I’ve lost count of the number of times that the scientific consensus on whether or not there’s liquid-phase water on Mars has changed, and that’s just within the span of me blogging here at Futurismic (so, six years or thereabouts). But it looks like we just flipped back toward certainty, as images from NASA’s Mars Recon Orbiter show what may well be streams of salt-saturated water flowing down slopes during the Martian equivalent of summer:
More than a thousand dark trails were observed running down some slopes in Mars’s southern hemisphere during warm periods of the year, fading in the autumn.
There are more trails on the warmer, sun-facing parts of the planet, which would be consistent with water that flows in summer and freezes in winter.
Researchers from the University of Arizona said that salty water was the “best explanation” for the markings, which are between half a metre and five metres wide and run for hundreds of metres down some craters.

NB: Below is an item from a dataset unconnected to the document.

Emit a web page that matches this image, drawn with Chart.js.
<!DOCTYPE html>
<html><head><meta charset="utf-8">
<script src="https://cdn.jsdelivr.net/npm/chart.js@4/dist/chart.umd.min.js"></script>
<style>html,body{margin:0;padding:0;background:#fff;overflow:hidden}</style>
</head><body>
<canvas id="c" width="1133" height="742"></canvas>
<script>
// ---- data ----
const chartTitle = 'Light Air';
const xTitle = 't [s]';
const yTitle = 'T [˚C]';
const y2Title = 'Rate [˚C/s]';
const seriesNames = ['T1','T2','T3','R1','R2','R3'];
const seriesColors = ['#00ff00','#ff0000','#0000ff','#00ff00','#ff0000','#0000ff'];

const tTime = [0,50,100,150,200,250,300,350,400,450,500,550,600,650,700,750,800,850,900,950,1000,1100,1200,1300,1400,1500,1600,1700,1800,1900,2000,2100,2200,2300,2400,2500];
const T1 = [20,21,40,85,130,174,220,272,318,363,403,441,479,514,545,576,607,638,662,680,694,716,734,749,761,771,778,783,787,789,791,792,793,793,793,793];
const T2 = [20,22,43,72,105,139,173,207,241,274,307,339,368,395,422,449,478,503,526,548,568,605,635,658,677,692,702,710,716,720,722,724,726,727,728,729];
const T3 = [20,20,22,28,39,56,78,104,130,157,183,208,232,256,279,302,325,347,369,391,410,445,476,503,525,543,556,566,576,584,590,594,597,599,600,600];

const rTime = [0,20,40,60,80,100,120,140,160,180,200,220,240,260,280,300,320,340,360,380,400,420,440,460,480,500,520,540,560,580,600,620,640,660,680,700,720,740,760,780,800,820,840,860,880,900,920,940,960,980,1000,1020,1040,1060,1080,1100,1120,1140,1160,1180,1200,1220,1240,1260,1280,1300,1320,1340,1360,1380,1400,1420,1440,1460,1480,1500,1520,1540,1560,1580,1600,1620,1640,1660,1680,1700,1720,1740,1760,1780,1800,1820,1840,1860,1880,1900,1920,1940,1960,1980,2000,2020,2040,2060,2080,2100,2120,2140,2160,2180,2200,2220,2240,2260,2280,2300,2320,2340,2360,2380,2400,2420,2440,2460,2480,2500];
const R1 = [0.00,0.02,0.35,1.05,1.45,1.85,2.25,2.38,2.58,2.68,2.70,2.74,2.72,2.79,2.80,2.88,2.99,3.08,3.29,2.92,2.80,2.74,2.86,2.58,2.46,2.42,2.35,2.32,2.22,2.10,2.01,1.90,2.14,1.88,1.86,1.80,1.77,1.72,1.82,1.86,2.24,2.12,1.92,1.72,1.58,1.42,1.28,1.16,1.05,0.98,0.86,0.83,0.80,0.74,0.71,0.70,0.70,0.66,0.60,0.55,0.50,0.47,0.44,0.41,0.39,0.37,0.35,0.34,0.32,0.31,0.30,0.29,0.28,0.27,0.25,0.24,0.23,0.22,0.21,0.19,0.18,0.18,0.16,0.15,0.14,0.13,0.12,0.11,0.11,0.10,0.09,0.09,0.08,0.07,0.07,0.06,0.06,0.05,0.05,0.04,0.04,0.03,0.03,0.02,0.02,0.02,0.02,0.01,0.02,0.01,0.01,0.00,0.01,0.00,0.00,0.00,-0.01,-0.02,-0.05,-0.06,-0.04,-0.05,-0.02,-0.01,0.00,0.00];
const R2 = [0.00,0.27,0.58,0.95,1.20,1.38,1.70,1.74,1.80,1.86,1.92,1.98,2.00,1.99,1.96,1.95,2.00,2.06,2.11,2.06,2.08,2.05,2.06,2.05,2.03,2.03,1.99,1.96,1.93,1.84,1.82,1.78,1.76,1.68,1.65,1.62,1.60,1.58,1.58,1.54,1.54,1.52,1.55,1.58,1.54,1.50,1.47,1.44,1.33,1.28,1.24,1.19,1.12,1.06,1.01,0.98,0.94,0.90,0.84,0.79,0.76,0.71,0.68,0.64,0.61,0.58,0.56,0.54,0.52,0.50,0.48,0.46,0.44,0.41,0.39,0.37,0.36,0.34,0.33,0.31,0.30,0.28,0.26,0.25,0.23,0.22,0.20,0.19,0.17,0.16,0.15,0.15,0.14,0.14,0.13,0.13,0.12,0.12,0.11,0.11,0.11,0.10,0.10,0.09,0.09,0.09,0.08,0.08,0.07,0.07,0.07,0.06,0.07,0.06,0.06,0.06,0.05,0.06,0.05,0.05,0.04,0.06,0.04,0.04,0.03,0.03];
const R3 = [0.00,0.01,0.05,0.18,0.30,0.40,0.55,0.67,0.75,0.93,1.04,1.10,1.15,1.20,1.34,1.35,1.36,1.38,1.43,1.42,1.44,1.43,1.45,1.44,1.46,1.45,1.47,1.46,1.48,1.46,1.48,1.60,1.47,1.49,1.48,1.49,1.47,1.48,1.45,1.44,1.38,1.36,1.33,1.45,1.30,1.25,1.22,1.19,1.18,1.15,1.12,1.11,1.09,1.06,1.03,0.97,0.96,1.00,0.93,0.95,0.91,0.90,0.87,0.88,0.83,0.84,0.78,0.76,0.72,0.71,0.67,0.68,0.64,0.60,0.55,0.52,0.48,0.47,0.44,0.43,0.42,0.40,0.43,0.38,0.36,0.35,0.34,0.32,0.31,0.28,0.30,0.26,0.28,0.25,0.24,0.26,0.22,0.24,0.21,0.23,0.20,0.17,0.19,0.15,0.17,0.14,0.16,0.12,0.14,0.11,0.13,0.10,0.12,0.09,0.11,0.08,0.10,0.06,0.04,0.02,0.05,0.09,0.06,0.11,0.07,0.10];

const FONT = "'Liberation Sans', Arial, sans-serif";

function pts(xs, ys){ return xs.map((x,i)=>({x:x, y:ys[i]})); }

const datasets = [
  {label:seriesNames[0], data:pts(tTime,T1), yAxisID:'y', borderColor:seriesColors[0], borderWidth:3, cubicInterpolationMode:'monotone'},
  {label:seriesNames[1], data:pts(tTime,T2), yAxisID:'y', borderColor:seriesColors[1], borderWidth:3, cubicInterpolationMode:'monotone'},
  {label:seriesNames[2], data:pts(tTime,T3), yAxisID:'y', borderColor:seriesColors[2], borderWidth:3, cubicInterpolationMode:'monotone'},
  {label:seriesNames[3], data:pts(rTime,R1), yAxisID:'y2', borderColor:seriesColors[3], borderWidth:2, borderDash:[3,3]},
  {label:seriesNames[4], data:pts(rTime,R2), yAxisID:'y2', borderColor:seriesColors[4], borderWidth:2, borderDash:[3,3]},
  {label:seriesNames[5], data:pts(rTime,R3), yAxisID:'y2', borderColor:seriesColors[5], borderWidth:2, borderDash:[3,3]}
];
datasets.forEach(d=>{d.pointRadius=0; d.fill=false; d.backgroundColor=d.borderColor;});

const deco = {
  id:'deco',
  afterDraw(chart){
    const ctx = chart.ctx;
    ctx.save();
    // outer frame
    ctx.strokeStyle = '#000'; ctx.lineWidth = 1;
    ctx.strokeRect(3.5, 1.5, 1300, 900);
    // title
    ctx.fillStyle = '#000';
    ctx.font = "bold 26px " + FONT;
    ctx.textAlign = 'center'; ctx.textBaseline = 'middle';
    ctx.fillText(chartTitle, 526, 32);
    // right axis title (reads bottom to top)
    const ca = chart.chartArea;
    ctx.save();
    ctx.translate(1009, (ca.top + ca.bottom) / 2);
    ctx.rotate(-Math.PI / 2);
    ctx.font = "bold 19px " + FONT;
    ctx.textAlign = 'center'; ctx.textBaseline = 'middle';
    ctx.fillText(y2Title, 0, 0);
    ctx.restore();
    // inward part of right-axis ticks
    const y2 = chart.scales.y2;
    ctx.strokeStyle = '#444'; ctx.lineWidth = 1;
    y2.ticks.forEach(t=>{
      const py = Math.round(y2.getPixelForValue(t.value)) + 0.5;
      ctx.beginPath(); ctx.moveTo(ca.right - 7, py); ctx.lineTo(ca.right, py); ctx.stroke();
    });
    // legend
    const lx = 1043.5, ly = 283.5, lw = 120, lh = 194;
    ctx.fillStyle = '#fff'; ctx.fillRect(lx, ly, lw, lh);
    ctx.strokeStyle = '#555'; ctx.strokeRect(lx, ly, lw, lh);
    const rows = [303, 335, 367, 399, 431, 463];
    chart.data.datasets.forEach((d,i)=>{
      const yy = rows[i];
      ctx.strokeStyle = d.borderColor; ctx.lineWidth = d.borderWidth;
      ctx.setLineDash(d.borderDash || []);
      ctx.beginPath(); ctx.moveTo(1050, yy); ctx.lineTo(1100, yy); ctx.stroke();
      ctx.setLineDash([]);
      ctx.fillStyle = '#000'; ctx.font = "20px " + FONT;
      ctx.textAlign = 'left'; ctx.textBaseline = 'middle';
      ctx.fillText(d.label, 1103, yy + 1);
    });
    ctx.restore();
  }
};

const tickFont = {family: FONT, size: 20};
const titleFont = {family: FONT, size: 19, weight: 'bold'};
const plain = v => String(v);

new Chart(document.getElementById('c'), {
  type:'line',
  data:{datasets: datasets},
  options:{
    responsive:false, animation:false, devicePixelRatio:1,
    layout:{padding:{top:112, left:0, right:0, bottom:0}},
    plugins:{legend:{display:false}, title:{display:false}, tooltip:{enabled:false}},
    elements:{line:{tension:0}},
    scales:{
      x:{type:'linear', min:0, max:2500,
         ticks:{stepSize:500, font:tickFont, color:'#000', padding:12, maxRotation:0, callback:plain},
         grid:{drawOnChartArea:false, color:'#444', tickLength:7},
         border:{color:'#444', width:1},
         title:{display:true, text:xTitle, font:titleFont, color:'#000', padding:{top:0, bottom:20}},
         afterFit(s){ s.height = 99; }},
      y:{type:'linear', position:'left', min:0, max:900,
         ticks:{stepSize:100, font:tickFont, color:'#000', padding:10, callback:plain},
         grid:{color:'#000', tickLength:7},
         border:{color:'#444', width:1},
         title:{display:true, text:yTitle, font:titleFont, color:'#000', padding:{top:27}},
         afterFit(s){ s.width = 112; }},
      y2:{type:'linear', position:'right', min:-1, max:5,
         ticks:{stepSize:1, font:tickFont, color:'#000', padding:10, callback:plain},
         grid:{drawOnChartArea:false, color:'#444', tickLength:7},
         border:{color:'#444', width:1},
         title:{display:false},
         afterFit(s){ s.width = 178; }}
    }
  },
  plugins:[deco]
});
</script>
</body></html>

Although the images do not provide definitive proof of salt water on Mars, scientists claim that temperatures on the sun-facing areas of the planet’s surface would be too warm for frozen carbon dioxide and too cold for pure water.
Science being science, of course, this is merely well-informed speculation based on accumulated evidence, and the boffins are at pains to point out that more research and observation is required before anyone can talk in terms of true certainty.
So I’ll say it again: let’s just go there already.